§ Instructions for the task
Type out the complete listing below word for word, without its pictures.

** start Dataset extract **

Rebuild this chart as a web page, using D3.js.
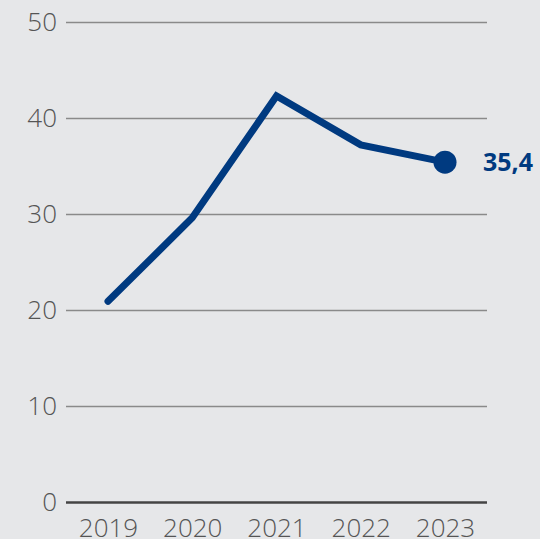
<!DOCTYPE html>
<html><head><meta charset="utf-8">
<script src="https://cdn.jsdelivr.net/npm/d3@7"></script>
<style>html,body{margin:0;padding:0;background:#e6e7e9;overflow:hidden}</style>
</head><body>
<svg id="c" width="540" height="539"></svg>
<script>
const years = [2019, 2020, 2021, 2022, 2023];
const values = [20.9, 29.6, 42.3, 37.2, 35.4];
const yTicks = [0, 10, 20, 30, 40, 50];
const lastLabel = "35,4";

const svg = d3.select("#c");
svg.append("rect").attr("width",540).attr("height",539).attr("fill","#e6e7e9");
const x = d3.scaleLinear().domain([2019, 2023]).range([108, 445]);
const y = d3.scaleLinear().domain([0, 50]).range([502, 22]);
const font = "'Open Sans', 'Noto Sans', sans-serif";

const yAxis = d3.axisLeft(y).tickValues(yTicks).tickSize(-421).tickPadding(9);
const gy = svg.append("g").attr("transform","translate(66,0)").call(yAxis);
gy.select(".domain").remove();
gy.selectAll(".tick line").attr("stroke","#8a8a8a").attr("stroke-width",1.5)
  .attr("x1",0);
gy.selectAll(".tick line").filter(d=>d===0).attr("stroke","#444").attr("stroke-width",2.6);
gy.selectAll(".tick text").attr("font-family",font).attr("font-weight",300)
  .attr("font-size",26).attr("fill","#555");

const xAxis = d3.axisBottom(x).tickValues(years).tickFormat(d3.format("d")).tickSize(0).tickPadding(17);
const gx = svg.append("g").attr("transform","translate(0,502)").call(xAxis);
gx.select(".domain").remove();
gx.selectAll(".tick text").attr("font-family",font).attr("font-weight",300)
  .attr("font-size",26).attr("fill","#555");

const data = years.map((yr,i)=>({yr, v: values[i]}));
svg.append("path").datum(data)
  .attr("d", d3.line().x(d=>x(d.yr)).y(d=>y(d.v)))
  .attr("fill","none").attr("stroke","#003a80").attr("stroke-width",7)
  .attr("stroke-linejoin","miter").attr("stroke-linecap","round");
const last = data[data.length-1];
svg.append("circle").attr("cx",x(last.yr)).attr("cy",y(last.v)).attr("r",11.5).attr("fill","#003a80");
svg.append("text").attr("x",x(last.yr)+38).attr("y",y(last.v)).attr("dy","0.35em")
  .attr("font-family",font).attr("font-weight",700).attr("font-size",25)
  .attr("fill","#003a80").text(lastLabel);
</script>
</body></html>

** end Dataset extract **

§ Solution to this exercise
Rebuild this chart as a web page, using D3.js.
<!DOCTYPE html>
<html><head><meta charset="utf-8">
<script src="https://cdn.jsdelivr.net/npm/d3@7"></script>
<style>html,body{margin:0;padding:0;background:#e6e7e9;overflow:hidden}</style>
</head><body>
<svg id="c" width="540" height="539"></svg>
<script>
const years = [2019, 2020, 2021, 2022, 2023];
const values = [20.9, 29.6, 42.3, 37.2, 35.4];
const yTicks = [0, 10, 20, 30, 40, 50];
const lastLabel = "35,4";

const svg = d3.select("#c");
svg.append("rect").attr("width",540).attr("height",539).attr("fill","#e6e7e9");
const x = d3.scaleLinear().domain([2019, 2023]).range([108, 445]);
const y = d3.scaleLinear().domain([0, 50]).range([502, 22]);
const font = "'Open Sans', 'Noto Sans', sans-serif";

const yAxis = d3.axisLeft(y).tickValues(yTicks).tickSize(-421).tickPadding(9);
const gy = svg.append("g").attr("transform","translate(66,0)").call(yAxis);
gy.select(".domain").remove();
gy.selectAll(".tick line").attr("stroke","#8a8a8a").attr("stroke-width",1.5)
  .attr("x1",0);
gy.selectAll(".tick line").filter(d=>d===0).attr("stroke","#444").attr("stroke-width",2.6);
gy.selectAll(".tick text").attr("font-family",font).attr("font-weight",300)
  .attr("font-size",26).attr("fill","#555");

const xAxis = d3.axisBottom(x).tickValues(years).tickFormat(d3.format("d")).tickSize(0).tickPadding(17);
const gx = svg.append("g").attr("transform","translate(0,502)").call(xAxis);
gx.select(".domain").remove();
gx.selectAll(".tick text").attr("font-family",font).attr("font-weight",300)
  .attr("font-size",26).attr("fill","#555");

const data = years.map((yr,i)=>({yr, v: values[i]}));
svg.append("path").datum(data)
  .attr("d", d3.line().x(d=>x(d.yr)).y(d=>y(d.v)))
  .attr("fill","none").attr("stroke","#003a80").attr("stroke-width",7)
  .attr("stroke-linejoin","miter").attr("stroke-linecap","round");
const last = data[data.length-1];
svg.append("circle").attr("cx",x(last.yr)).attr("cy",y(last.v)).attr("r",11.5).attr("fill","#003a80");
svg.append("text").attr("x",x(last.yr)+38).attr("y",y(last.v)).attr("dy","0.35em")
  .attr("font-family",font).attr("font-weight",700).attr("font-size",25)
  .attr("fill","#003a80").text(lastLabel);
</script>
</body></html>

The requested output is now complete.